XASM-3 (Image: Wiki Commons) |
By Ben Rimland
The U.S. Navy’s traditional blue-water advantage in the Asia-Pacific is at risk. Japan can help.
With the venerable RGM-84 Harpoon growing rather long in the tooth, the U.S. Navy has begun searching in earnest for a new and cutting-edge anti-ship missile (ASM) in both air and ship-launched varieties. Unsurprisingly, the Navy has looked to further evolutions of two legacy weapons systems, the Tomahawk and Harpoon, to replace its fleet of 1980s-vintage weapons.
Of course, weapons procurement – especially for the world’s greatest maritime superpower – does not occur in a vacuum. While the Navy has distressingly neglected to construct new warships with organic Harpoon capability since 1999, China, Russia, and other adversaries have begun fielding advanced supersonic, long-ranged ASM like the SSN-27A Sizzler, the YJ-18, and other such weapons. America’s longtime technological and quantitative edge in wielding a “big stick” in the Asia-Pacific, then, is eroding at supersonic speeds.

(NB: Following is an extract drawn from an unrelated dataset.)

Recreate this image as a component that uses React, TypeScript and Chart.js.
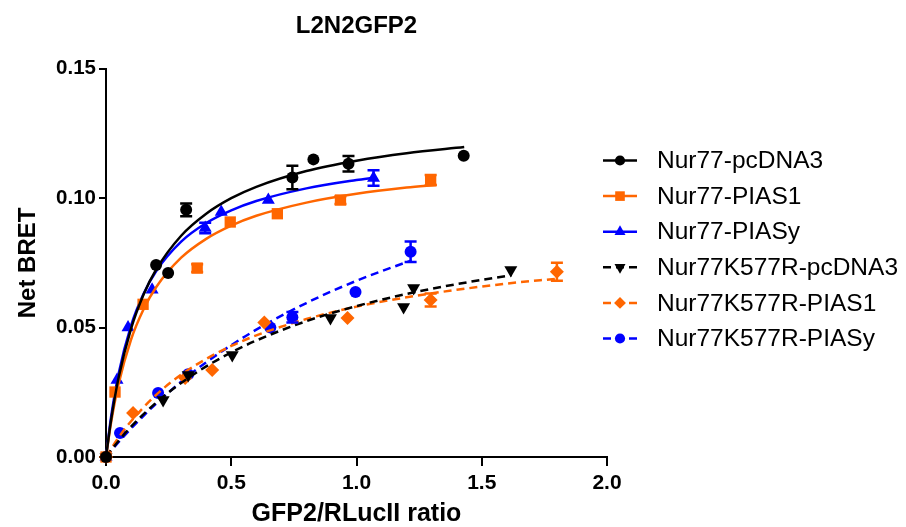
import React, { useEffect, useRef } from 'react';
import { Chart, registerables } from 'chart.js';

Chart.register(...registerables);

const FONT = "'Liberation Sans', Arial, Helvetica, sans-serif";

const chartTitle = 'L2N2GFP2';
const xAxisTitle = 'GFP2/RLucII ratio';
const yAxisTitle = 'Net BRET';
const xTickLabels = ['0.0', '0.5', '1.0', '1.5', '2.0'];
const yTickLabels = ['0.00', '0.05', '0.10', '0.15'];

const seriesLabels = [
  'Nur77-pcDNA3',
  'Nur77-PIAS1',
  'Nur77-PIASy',
  'Nur77K577R-pcDNA3',
  'Nur77K577R-PIAS1',
  'Nur77K577R-PIASy',
];

// measured points (x, y, sem)
const pcdnaX = [0, 0.2, 0.248, 0.32, 0.744, 0.828, 0.968, 1.428];
const pcdnaY = [0, 0.0742, 0.0711, 0.0955, 0.108, 0.115, 0.1133, 0.1164];
const pcdnaErr = [0, 0, 0, 0.0025, 0.0045, 0, 0.003, 0];

const pias1X = [0, 0.036, 0.148, 0.364, 0.496, 0.684, 0.936, 1.296];
const pias1Y = [0, 0.0251, 0.059, 0.073, 0.0908, 0.094, 0.0993, 0.107];
const pias1Err = [0, 0, 0, 0.0015, 0, 0, 0.0015, 0.002];

const piasyX = [0, 0.044, 0.088, 0.184, 0.396, 0.46, 0.648, 1.068];
const piasyY = [0, 0.0298, 0.05, 0.0646, 0.0885, 0.0947, 0.0993, 0.1078];
const piasyErr = [0, 0, 0, 0, 0.002, 0, 0, 0.003];

const kPcdnaX = [0, 0.228, 0.328, 0.504, 0.896, 1.188, 1.228, 1.616];
const kPcdnaY = [0, 0.022, 0.0317, 0.0394, 0.0537, 0.058, 0.0653, 0.0723];
const kPcdnaErr = [0, 0, 0, 0, 0, 0, 0, 0];

const kPias1X = [0, 0.108, 0.316, 0.424, 0.632, 0.964, 1.296, 1.8];
const kPias1Y = [0, 0.017, 0.0305, 0.0336, 0.052, 0.0537, 0.0607, 0.0716];
const kPias1Err = [0, 0, 0, 0, 0, 0, 0.0025, 0.0035];

const kPiasyX = [0, 0.056, 0.208, 0.328, 0.656, 0.744, 0.996, 1.216];
const kPiasyY = [0, 0.0093, 0.0247, 0.032, 0.05, 0.054, 0.0638, 0.0793];
const kPiasyErr = [0, 0, 0, 0, 0, 0.002, 0, 0.004];

// fitted curves
const pcdnaCurveX = [0, 0.02, 0.05, 0.1, 0.15, 0.2, 0.3, 0.4, 0.5, 0.6, 0.8, 1.0, 1.2, 1.43];
const pcdnaCurveY = [0, 0.0141, 0.0305, 0.0496, 0.0628, 0.0724, 0.0855, 0.094, 0.1, 0.1044, 0.1105, 0.1145, 0.1174, 0.1198];

const pias1CurveX = [0, 0.02, 0.05, 0.1, 0.15, 0.2, 0.3, 0.4, 0.5, 0.6, 0.8, 1.0, 1.2, 1.32];
const pias1CurveY = [0, 0.0131, 0.0281, 0.0454, 0.0571, 0.0656, 0.077, 0.0843, 0.0894, 0.0932, 0.0983, 0.1017, 0.1041, 0.1052];

const piasyCurveX = [0, 0.02, 0.05, 0.1, 0.15, 0.2, 0.3, 0.4, 0.5, 0.6, 0.8, 1.0, 1.07];
const piasyCurveY = [0, 0.0153, 0.0321, 0.0508, 0.0631, 0.0718, 0.0832, 0.0904, 0.0953, 0.0989, 0.1038, 0.107, 0.1079];

const kPcdnaCurveX = [0, 0.05, 0.1, 0.2, 0.3, 0.4, 0.5, 0.6, 0.8, 1.0, 1.2, 1.4, 1.62];
const kPcdnaCurveY = [0, 0.0062, 0.0117, 0.021, 0.0286, 0.035, 0.0404, 0.045, 0.0525, 0.0583, 0.063, 0.0668, 0.0703];

const kPias1CurveX = [0, 0.05, 0.1, 0.2, 0.3, 0.4, 0.5, 0.6, 0.8, 1.0, 1.2, 1.4, 1.6, 1.8];
const kPias1CurveY = [0, 0.0075, 0.0138, 0.024, 0.0318, 0.0379, 0.0429, 0.047, 0.0533, 0.0581, 0.0617, 0.0646, 0.067, 0.0689];

const kPiasyCurveX = [0, 0.05, 0.1, 0.2, 0.3, 0.4, 0.5, 0.6, 0.8, 1.0, 1.22];
const kPiasyCurveY = [0, 0.0057, 0.011, 0.0206, 0.0291, 0.0366, 0.0432, 0.0492, 0.0595, 0.0681, 0.076];

const BLACK = '#000000';
const ORANGE = '#FF6600';
const BLUE = '#0000FF';

type Marker = 'circle' | 'rect' | 'triangle' | 'rectRot';

interface SeriesDef {
  label: string;
  color: string;
  dashed: boolean;
  marker: Marker;
  rotation: number;
  radius: number;
  px: number[];
  py: number[];
  err: number[];
  cx: number[];
  cy: number[];
}

const series: SeriesDef[] = [
  { label: seriesLabels[0], color: BLACK, dashed: false, marker: 'circle', rotation: 0, radius: 6, px: pcdnaX, py: pcdnaY, err: pcdnaErr, cx: pcdnaCurveX, cy: pcdnaCurveY },
  { label: seriesLabels[1], color: ORANGE, dashed: false, marker: 'rect', rotation: 0, radius: 8, px: pias1X, py: pias1Y, err: pias1Err, cx: pias1CurveX, cy: pias1CurveY },
  { label: seriesLabels[2], color: BLUE, dashed: false, marker: 'triangle', rotation: 0, radius: 7.5, px: piasyX, py: piasyY, err: piasyErr, cx: piasyCurveX, cy: piasyCurveY },
  { label: seriesLabels[3], color: BLACK, dashed: true, marker: 'triangle', rotation: 180, radius: 7.5, px: kPcdnaX, py: kPcdnaY, err: kPcdnaErr, cx: kPcdnaCurveX, cy: kPcdnaCurveY },
  { label: seriesLabels[4], color: ORANGE, dashed: true, marker: 'rectRot', rotation: 0, radius: 7, px: kPias1X, py: kPias1Y, err: kPias1Err, cx: kPias1CurveX, cy: kPias1CurveY },
  { label: seriesLabels[5], color: BLUE, dashed: true, marker: 'circle', rotation: 0, radius: 6, px: kPiasyX, py: kPiasyY, err: kPiasyErr, cx: kPiasyCurveX, cy: kPiasyCurveY },
];

function drawMarker(ctx: CanvasRenderingContext2D, m: Marker, x: number, y: number, r: number, rotationDeg: number) {
  const rad = (rotationDeg * Math.PI) / 180;
  ctx.beginPath();
  if (m === 'circle') {
    ctx.arc(x, y, r, 0, Math.PI * 2);
  } else if (m === 'rect') {
    const s = r * Math.SQRT1_2;
    ctx.rect(x - s, y - s, 2 * s, 2 * s);
  } else if (m === 'triangle') {
    let a = rad;
    ctx.moveTo(x + Math.sin(a) * r, y - Math.cos(a) * r);
    a += (2 * Math.PI) / 3;
    ctx.lineTo(x + Math.sin(a) * r, y - Math.cos(a) * r);
    a += (2 * Math.PI) / 3;
    ctx.lineTo(x + Math.sin(a) * r, y - Math.cos(a) * r);
    ctx.closePath();
  } else {
    ctx.moveTo(x, y - r);
    ctx.lineTo(x + r, y);
    ctx.lineTo(x, y + r);
    ctx.lineTo(x - r, y);
    ctx.closePath();
  }
  ctx.fill();
}

const errorBarPlugin = {
  id: 'errorBars',
  afterDatasetsDraw(chart: any) {
    const ctx: CanvasRenderingContext2D = chart.ctx;
    const yScale = chart.scales.y;
    series.forEach((s, si) => {
      const meta = chart.getDatasetMeta(si * 2 + 1);
      ctx.save();
      ctx.strokeStyle = s.color;
      ctx.lineWidth = 2.5;
      s.err.forEach((e, i) => {
        if (!e) return;
        const el = meta.data[i];
        const x = el.x;
        const yTop = yScale.getPixelForValue(s.py[i] + e);
        const yBot = yScale.getPixelForValue(s.py[i] - e);
        ctx.beginPath();
        ctx.moveTo(x, yTop);
        ctx.lineTo(x, yBot);
        ctx.moveTo(x - 6, yTop);
        ctx.lineTo(x + 6, yTop);
        ctx.moveTo(x - 6, yBot);
        ctx.lineTo(x + 6, yBot);
        ctx.stroke();
      });
      ctx.restore();
    });
  },
};

const legendPlugin = {
  id: 'customLegend',
  afterDraw(chart: any) {
    const ctx: CanvasRenderingContext2D = chart.ctx;
    const x0 = 603;
    const x1 = 637;
    const xm = 620;
    const tx = 657;
    const y0 = 160.5;
    const dy = 35.6;
    ctx.save();
    series.forEach((s, i) => {
      const y = y0 + i * dy;
      ctx.strokeStyle = s.color;
      ctx.fillStyle = s.color;
      ctx.lineWidth = 2.5;
      ctx.setLineDash(s.dashed ? [8, 5] : []);
      ctx.beginPath();
      ctx.moveTo(x0, y);
      ctx.lineTo(x1, y);
      ctx.stroke();
      ctx.setLineDash([]);
      drawMarker(ctx, s.marker, xm, y, s.radius * 0.85, s.rotation);
      ctx.fillStyle = '#000';
      ctx.font = `24.5px ${FONT}`;
      ctx.textBaseline = 'middle';
      ctx.textAlign = 'left';
      ctx.fillText(s.label, tx, y + 1);
    });
    ctx.restore();
  },
};

export default function App() {
  const ref = useRef<HTMLCanvasElement | null>(null);

  useEffect(() => {
    if (!ref.current) return;
    const datasets: any[] = [];
    series.forEach((s) => {
      datasets.push({
        type: 'line',
        label: s.label + ' fit',
        data: s.cx.map((x, i) => ({ x, y: s.cy[i] })),
        borderColor: s.color,
        borderWidth: 2.5,
        borderDash: s.dashed ? [8, 5] : [],
        pointRadius: 0,
        fill: false,
        tension: 0.4,
        cubicInterpolationMode: 'monotone',
        showLine: true,
        clip: false,
      });
      datasets.push({
        type: 'scatter',
        label: s.label,
        data: s.px.map((x, i) => ({ x, y: s.py[i] })),
        backgroundColor: s.color,
        borderColor: s.color,
        pointBackgroundColor: s.color,
        pointBorderColor: s.color,
        pointBorderWidth: 0,
        pointRadius: s.radius,
        pointStyle: s.marker,
        pointRotation: s.rotation,
        showLine: false,
        clip: false,
      });
    });

    const chart = new Chart(ref.current, {
      type: 'scatter',
      data: { datasets },
      options: {
        animation: false,
        responsive: false,
        devicePixelRatio: 1,
        layout: { padding: { left: 0, right: 299, top: 0, bottom: 0 } },
        plugins: {
          legend: { display: false },
          tooltip: { enabled: false },
          title: {
            display: true,
            text: chartTitle,
            fullSize: false,
            color: '#000',
            font: { family: FONT, size: 24, weight: 'bold', lineHeight: 1.2 },
            padding: { top: 12, bottom: 28 },
          },
        },
        scales: {
          x: {
            type: 'linear',
            min: 0,
            max: 2,
            afterFit: (s: any) => {
              s.height = 70;
            },
            ticks: {
              stepSize: 0.5,
              autoSkip: false,
              maxRotation: 0,
              color: '#000',
              padding: 5,
              font: { family: FONT, size: 21, weight: 'bold' },
              callback: (_v: any, i: number) => xTickLabels[i],
            },
            grid: { drawOnChartArea: false, drawTicks: true, tickLength: 9, color: '#000', lineWidth: 2 },
            border: { display: true, color: '#000', width: 2 },
            title: {
              display: true,
              text: xAxisTitle,
              color: '#000',
              font: { family: FONT, size: 25, weight: 'bold', lineHeight: 1 },
              padding: { top: 0, bottom: 0 },
            },
          },
          y: {
            type: 'linear',
            min: 0,
            max: 0.15,
            afterFit: (s: any) => {
              s.width = 106;
            },
            ticks: {
              stepSize: 0.05,
              autoSkip: false,
              color: '#000',
              padding: 3,
              font: { family: FONT, size: 20.5, weight: 'bold' },
              callback: (_v: any, i: number) => yTickLabels[i],
            },
            grid: { drawOnChartArea: false, drawTicks: true, tickLength: 7, color: '#000', lineWidth: 2 },
            border: { display: true, color: '#000', width: 2 },
            title: {
              display: true,
              text: yAxisTitle,
              color: '#000',
              font: { family: FONT, size: 24, weight: 'bold', lineHeight: 1 },
              padding: { top: 16, bottom: 0 },
            },
          },
        },
      },
      plugins: [errorBarPlugin, legendPlugin],
    } as any);

    return () => chart.destroy();
  }, []);

  return (
    <div style={{ position: 'absolute', left: 0, top: 0, width: 906, height: 527, background: '#fff' }}>
      <canvas ref={ref} width={906} height={527} style={{ display: 'block' }} />
    </div>
  );
}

Much has been written about the development of Lockheed’s Long Range Anti-Ship Missile (LRASM) and the possibility of fielding a competition between it and a next-generation Tomahawk modified for maritime attack. The Navy can and should encourage the development of these weapons, which maintain sophisticated capabilities like highly independent inertial navigation, data interlink, and in the case of the LRASM, a stealthy design for operation in an A2/AD environment. Their long range makes each choice, along with the Norwegian Naval Strike Missile, good options for increasing the range of U.S. ASM capability.
What these missiles have in survivability and range, however, they lack in speed. Compared to the Chinese and Russian missiles, the LRASM and Tomahawk are only capable of subsonic operation. This is precisely why the Navy should, in addition to procuring the LRASM/Tomahawk, move to collaborate with Mitsubishi Heavy Industries (MHI) and the Japanese Ministry of Defense, the developers of the XASM-3.